Highway 93 in Montana runs along the edge of the Bitterroot Range. The vistas are wide open

with little towns called Darby and Victor and Lolo. They still harvest their grassy hay and pile it in stacks using a beaverslide.
photo from google images Beaverslide then

Beaverslide now. This device is used to make very picturesque hay stacks---

--much more artistic than the big rectangular bales or the giant rolls that look like shredded wheat cereal for monsters.
The countryside along the Bitterroot Mountains is part of the area used for the movies, “
A River Runs Through It,” and “
Legends of the Fall"—both starring Brad Pitt.
On considering those movies as I drove along I thought how my little adventure was kinda like the movie, “
Thelma and Louise” ---without Louise, and without the gun, and (dang it) without Brad Pitt. --And I was going north instead of south. Well, really there was no parallel at all to “
Thelma and Louise” except for a crazed woman behind the wheel for a very long time.
When I finally reached Missoula I took a break and stopped at the Missoula Art Museum not far from the University of Montana. They were closing, but I talked them into letting me cruise through the galleries while they emptied the place out.
On the walls of one room were canvases about five feet by five feet. Some were one solid color and some were two colors

photo scanned from info brochure
Quoting from the exhibition brochure, “The artist transforms what at a glance appear to be monochromatic panels, revealing subtly enlivening surfaces with incandescent layers of muted color.”
In the next room was a selection of prints on variations of this:

photo scanned from info brochure
Highlighting “the artist’s sensitivity, intuitive color sense, consistent instinct for compositional resolution and his ever present spirit of experimentation.”
Before they showed me the door I went through one more room. It was a large gallery with nothing on the walls. On the hardwood floor were hundreds of rocks painted red and bearing the name of the artist.
photo scanned from info brochure
This artist “has been the recipient of many prestigious grants and awards.” A list of the grants and awards followed. Visitors were encouraged to take a stone with them until the “sculpture” is redistributed into the world. I took a rock.
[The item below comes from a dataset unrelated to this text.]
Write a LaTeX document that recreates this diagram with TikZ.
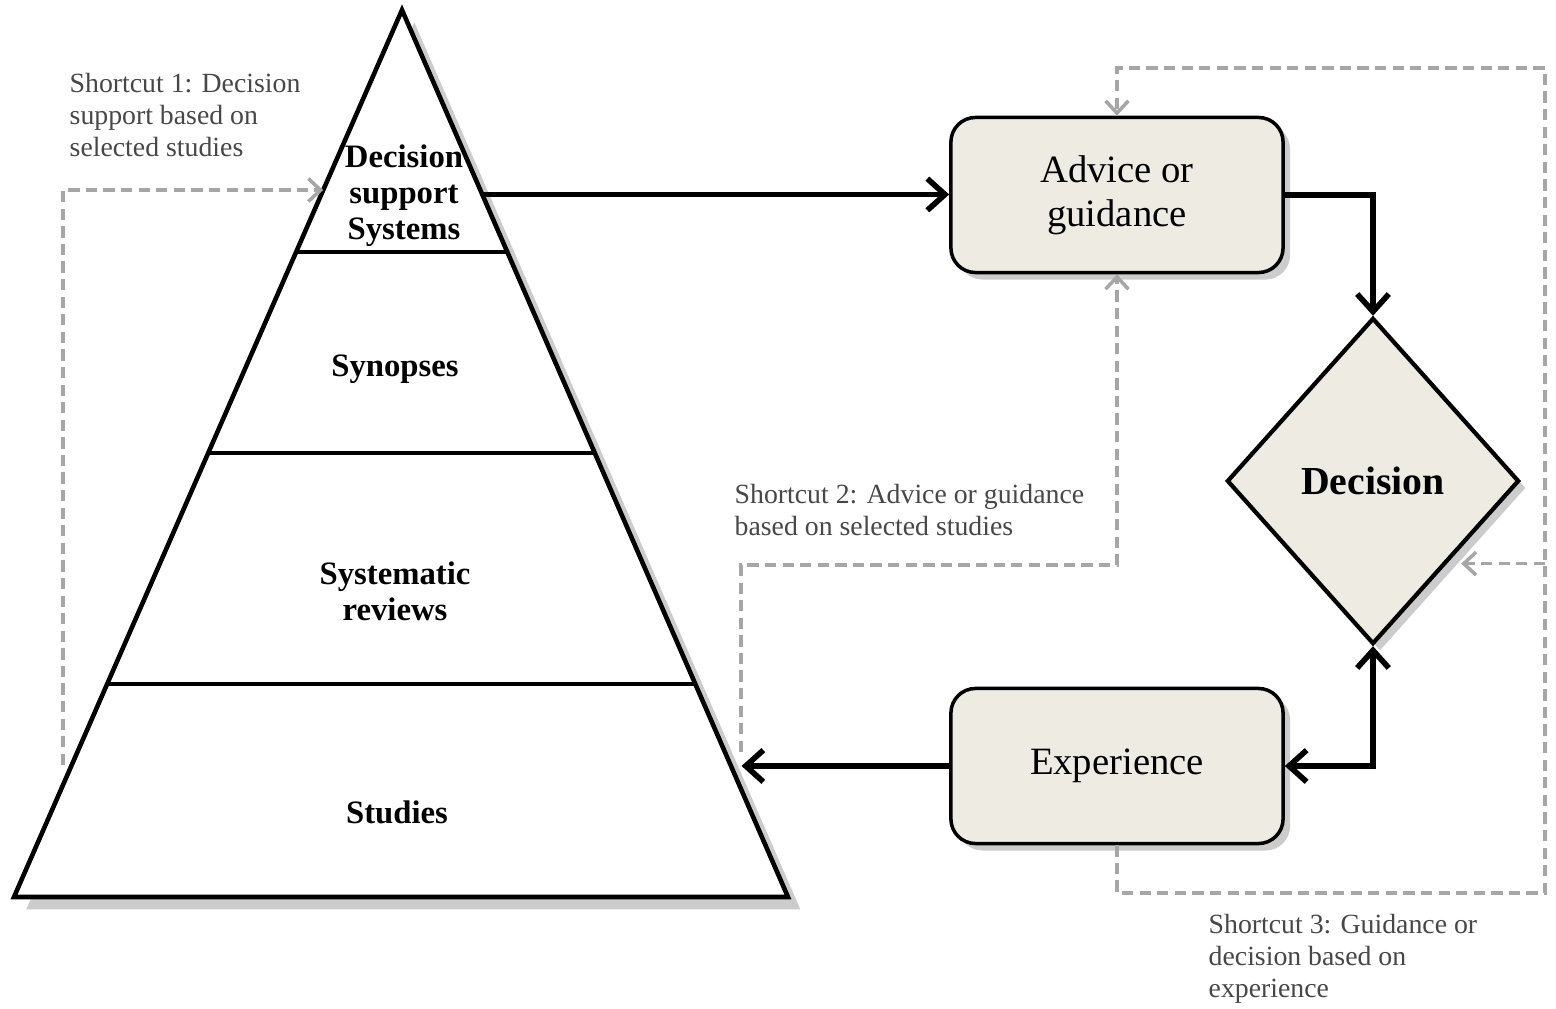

As I left Missoula and journeyed west on Interstate 90, I wondered about what I had seen at the museum. Either I was really obtuse and missing the point when it came to the definition of art; or the creators of those works had decided everything that required skill had already been done; or they were pulling off one of the best Emperor’s New Clothes scams I had seen in quite a while. I personally preferred the art of the farmers’ haystacks.